## PROBLEM TO WORK ON
Copy out every line exactly, passing over the pictures.

## INFORMATION SHOWN
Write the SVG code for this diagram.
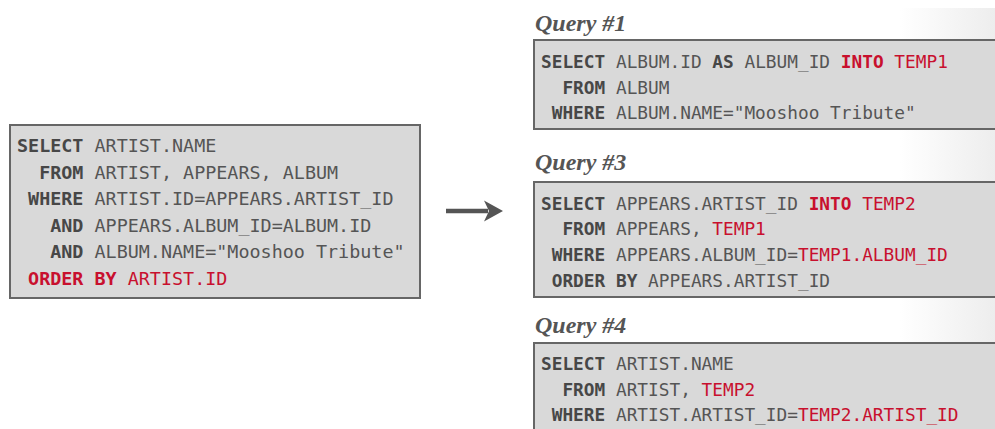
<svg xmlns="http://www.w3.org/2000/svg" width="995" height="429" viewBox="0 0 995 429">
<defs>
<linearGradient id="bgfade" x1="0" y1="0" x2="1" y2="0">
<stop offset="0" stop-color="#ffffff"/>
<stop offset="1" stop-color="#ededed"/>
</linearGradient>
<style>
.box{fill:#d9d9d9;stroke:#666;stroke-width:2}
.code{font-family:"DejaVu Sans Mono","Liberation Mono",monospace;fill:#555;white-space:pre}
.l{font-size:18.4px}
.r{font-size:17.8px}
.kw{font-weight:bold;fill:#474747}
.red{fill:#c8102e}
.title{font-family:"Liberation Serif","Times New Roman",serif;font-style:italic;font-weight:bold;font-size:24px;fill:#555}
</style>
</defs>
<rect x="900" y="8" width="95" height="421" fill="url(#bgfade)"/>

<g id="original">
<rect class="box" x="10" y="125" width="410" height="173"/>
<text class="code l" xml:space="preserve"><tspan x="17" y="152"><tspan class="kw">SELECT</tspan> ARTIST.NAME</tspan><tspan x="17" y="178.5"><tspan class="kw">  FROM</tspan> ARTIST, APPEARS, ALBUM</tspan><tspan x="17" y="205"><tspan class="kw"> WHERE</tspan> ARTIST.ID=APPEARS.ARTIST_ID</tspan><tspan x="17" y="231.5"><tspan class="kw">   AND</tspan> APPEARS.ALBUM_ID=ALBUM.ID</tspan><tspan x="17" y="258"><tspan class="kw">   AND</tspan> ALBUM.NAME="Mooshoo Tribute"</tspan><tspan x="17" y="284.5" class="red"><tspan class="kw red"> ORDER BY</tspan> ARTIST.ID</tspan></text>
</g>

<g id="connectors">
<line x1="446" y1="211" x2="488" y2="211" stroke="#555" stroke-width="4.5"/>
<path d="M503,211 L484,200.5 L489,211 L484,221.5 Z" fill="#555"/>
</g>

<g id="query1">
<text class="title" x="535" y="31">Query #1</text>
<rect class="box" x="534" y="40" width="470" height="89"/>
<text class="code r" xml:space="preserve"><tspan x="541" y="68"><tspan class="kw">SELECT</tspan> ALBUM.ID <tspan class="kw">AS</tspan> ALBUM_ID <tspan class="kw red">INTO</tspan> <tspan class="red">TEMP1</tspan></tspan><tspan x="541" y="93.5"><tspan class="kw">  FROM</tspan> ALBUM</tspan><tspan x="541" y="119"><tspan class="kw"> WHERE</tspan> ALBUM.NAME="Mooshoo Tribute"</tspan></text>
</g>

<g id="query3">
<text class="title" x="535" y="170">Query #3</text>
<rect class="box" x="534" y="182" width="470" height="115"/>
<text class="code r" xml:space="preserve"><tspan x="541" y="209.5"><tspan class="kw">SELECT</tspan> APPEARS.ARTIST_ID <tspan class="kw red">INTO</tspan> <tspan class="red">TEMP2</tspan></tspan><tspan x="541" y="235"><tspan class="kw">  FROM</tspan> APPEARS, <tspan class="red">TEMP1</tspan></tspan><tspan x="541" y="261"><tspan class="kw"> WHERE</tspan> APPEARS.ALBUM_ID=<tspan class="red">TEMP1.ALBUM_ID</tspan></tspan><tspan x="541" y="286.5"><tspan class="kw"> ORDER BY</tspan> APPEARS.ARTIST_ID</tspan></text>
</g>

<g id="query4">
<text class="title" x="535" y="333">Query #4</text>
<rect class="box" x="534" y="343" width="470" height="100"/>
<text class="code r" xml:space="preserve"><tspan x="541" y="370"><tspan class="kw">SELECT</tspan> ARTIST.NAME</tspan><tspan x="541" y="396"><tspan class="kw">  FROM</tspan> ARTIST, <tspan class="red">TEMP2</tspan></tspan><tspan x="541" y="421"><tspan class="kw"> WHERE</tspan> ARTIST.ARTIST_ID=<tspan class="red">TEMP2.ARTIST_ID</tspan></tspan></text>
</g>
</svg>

## EXERCISE RESULT
Write the SVG code for this diagram.
<svg xmlns="http://www.w3.org/2000/svg" width="995" height="429" viewBox="0 0 995 429">
<defs>
<linearGradient id="bgfade" x1="0" y1="0" x2="1" y2="0">
<stop offset="0" stop-color="#ffffff"/>
<stop offset="1" stop-color="#ededed"/>
</linearGradient>
<style>
.box{fill:#d9d9d9;stroke:#666;stroke-width:2}
.code{font-family:"DejaVu Sans Mono","Liberation Mono",monospace;fill:#555;white-space:pre}
.l{font-size:18.4px}
.r{font-size:17.8px}
.kw{font-weight:bold;fill:#474747}
.red{fill:#c8102e}
.title{font-family:"Liberation Serif","Times New Roman",serif;font-style:italic;font-weight:bold;font-size:24px;fill:#555}
</style>
</defs>
<rect x="900" y="8" width="95" height="421" fill="url(#bgfade)"/>

<g id="original">
<rect class="box" x="10" y="125" width="410" height="173"/>
<text class="code l" xml:space="preserve"><tspan x="17" y="152"><tspan class="kw">SELECT</tspan> ARTIST.NAME</tspan><tspan x="17" y="178.5"><tspan class="kw">  FROM</tspan> ARTIST, APPEARS, ALBUM</tspan><tspan x="17" y="205"><tspan class="kw"> WHERE</tspan> ARTIST.ID=APPEARS.ARTIST_ID</tspan><tspan x="17" y="231.5"><tspan class="kw">   AND</tspan> APPEARS.ALBUM_ID=ALBUM.ID</tspan><tspan x="17" y="258"><tspan class="kw">   AND</tspan> ALBUM.NAME="Mooshoo Tribute"</tspan><tspan x="17" y="284.5" class="red"><tspan class="kw red"> ORDER BY</tspan> ARTIST.ID</tspan></text>
</g>

<g id="connectors">
<line x1="446" y1="211" x2="488" y2="211" stroke="#555" stroke-width="4.5"/>
<path d="M503,211 L484,200.5 L489,211 L484,221.5 Z" fill="#555"/>
</g>

<g id="query1">
<text class="title" x="535" y="31">Query #1</text>
<rect class="box" x="534" y="40" width="470" height="89"/>
<text class="code r" xml:space="preserve"><tspan x="541" y="68"><tspan class="kw">SELECT</tspan> ALBUM.ID <tspan class="kw">AS</tspan> ALBUM_ID <tspan class="kw red">INTO</tspan> <tspan class="red">TEMP1</tspan></tspan><tspan x="541" y="93.5"><tspan class="kw">  FROM</tspan> ALBUM</tspan><tspan x="541" y="119"><tspan class="kw"> WHERE</tspan> ALBUM.NAME="Mooshoo Tribute"</tspan></text>
</g>

<g id="query3">
<text class="title" x="535" y="170">Query #3</text>
<rect class="box" x="534" y="182" width="470" height="115"/>
<text class="code r" xml:space="preserve"><tspan x="541" y="209.5"><tspan class="kw">SELECT</tspan> APPEARS.ARTIST_ID <tspan class="kw red">INTO</tspan> <tspan class="red">TEMP2</tspan></tspan><tspan x="541" y="235"><tspan class="kw">  FROM</tspan> APPEARS, <tspan class="red">TEMP1</tspan></tspan><tspan x="541" y="261"><tspan class="kw"> WHERE</tspan> APPEARS.ALBUM_ID=<tspan class="red">TEMP1.ALBUM_ID</tspan></tspan><tspan x="541" y="286.5"><tspan class="kw"> ORDER BY</tspan> APPEARS.ARTIST_ID</tspan></text>
</g>

<g id="query4">
<text class="title" x="535" y="333">Query #4</text>
<rect class="box" x="534" y="343" width="470" height="100"/>
<text class="code r" xml:space="preserve"><tspan x="541" y="370"><tspan class="kw">SELECT</tspan> ARTIST.NAME</tspan><tspan x="541" y="396"><tspan class="kw">  FROM</tspan> ARTIST, <tspan class="red">TEMP2</tspan></tspan><tspan x="541" y="421"><tspan class="kw"> WHERE</tspan> ARTIST.ARTIST_ID=<tspan class="red">TEMP2.ARTIST_ID</tspan></tspan></text>
</g>
</svg>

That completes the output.